| What is asked |
Omit every picture and write out the rest of the records exactly.

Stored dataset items
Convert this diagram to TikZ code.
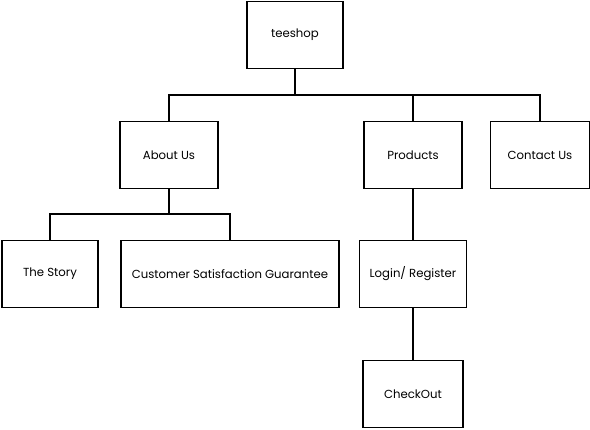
\documentclass[tikz,border=0pt]{standalone}
\usepackage{fontspec}
\setmainfont{Poppins}
\begin{document}
\begin{tikzpicture}[x=1pt,y=-1pt,
  box/.style={draw=black,line width=1.6pt,fill=white,minimum height=67pt,inner sep=2pt,font=\fontsize{11.7}{13}\selectfont},
  link/.style={draw=black,line width=1.6pt}]
\useasboundingbox (0,0) rectangle (590,430);
\node[box,minimum width=96pt] (teeshop) at (295,35) {teeshop};
\node[box,minimum width=98pt] (about) at (169,155) {About Us};
\node[box,minimum width=98pt] (products) at (413,155) {Products};
\node[box,minimum width=99pt] (contact) at (540,155) {Contact Us};
\node[box,minimum width=96pt] (story) at (50,274) {The Story};
\node[box,minimum width=218pt] (csg) at (230,274) {Customer Satisfaction Guarantee};
\node[box,minimum width=107pt] (login) at (413,274) {Login/ Register};
\node[box,minimum width=100pt] (checkout) at (413,394) {CheckOut};
\coordinate (j1) at (295,95);
\coordinate (j2) at (169,214);
\draw[link] (teeshop.south) -- (j1);
\draw[link] (j1) -| (about.north);
\draw[link] (j1) -| (products.north);
\draw[link] (j1) -| (contact.north);
\draw[link] (about.south) -- (j2);
\draw[link] (j2) -| (story.north);
\draw[link] (j2) -| (csg.north);
\draw[link] (products.south) -- (login.north);
\draw[link] (login.south) -- (checkout.north);
\end{tikzpicture}
\end{document}
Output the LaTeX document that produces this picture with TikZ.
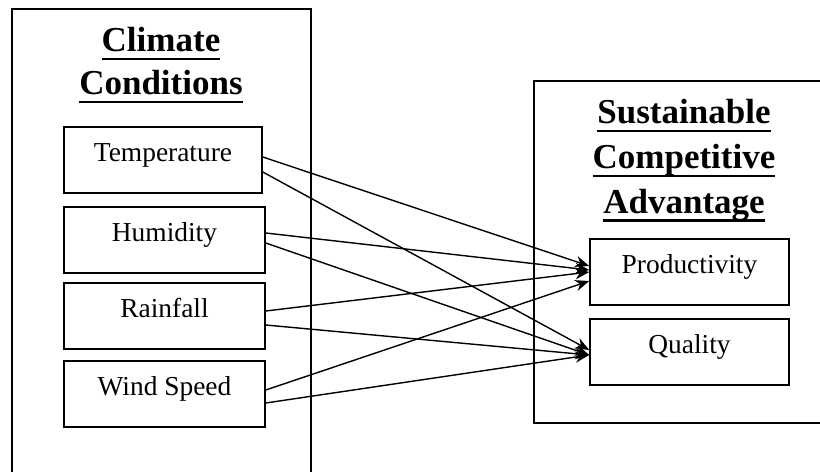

| Written solution |
Convert this diagram to TikZ code.
\documentclass[tikz,border=0pt]{standalone}
\usepackage{fontspec}
\setmainfont{Poppins}
\begin{document}
\begin{tikzpicture}[x=1pt,y=-1pt,
  box/.style={draw=black,line width=1.6pt,fill=white,minimum height=67pt,inner sep=2pt,font=\fontsize{11.7}{13}\selectfont},
  link/.style={draw=black,line width=1.6pt}]
\useasboundingbox (0,0) rectangle (590,430);
\node[box,minimum width=96pt] (teeshop) at (295,35) {teeshop};
\node[box,minimum width=98pt] (about) at (169,155) {About Us};
\node[box,minimum width=98pt] (products) at (413,155) {Products};
\node[box,minimum width=99pt] (contact) at (540,155) {Contact Us};
\node[box,minimum width=96pt] (story) at (50,274) {The Story};
\node[box,minimum width=218pt] (csg) at (230,274) {Customer Satisfaction Guarantee};
\node[box,minimum width=107pt] (login) at (413,274) {Login/ Register};
\node[box,minimum width=100pt] (checkout) at (413,394) {CheckOut};
\coordinate (j1) at (295,95);
\coordinate (j2) at (169,214);
\draw[link] (teeshop.south) -- (j1);
\draw[link] (j1) -| (about.north);
\draw[link] (j1) -| (products.north);
\draw[link] (j1) -| (contact.north);
\draw[link] (about.south) -- (j2);
\draw[link] (j2) -| (story.north);
\draw[link] (j2) -| (csg.north);
\draw[link] (products.south) -- (login.north);
\draw[link] (login.south) -- (checkout.north);
\end{tikzpicture}
\end{document}
Output the LaTeX document that produces this picture with TikZ.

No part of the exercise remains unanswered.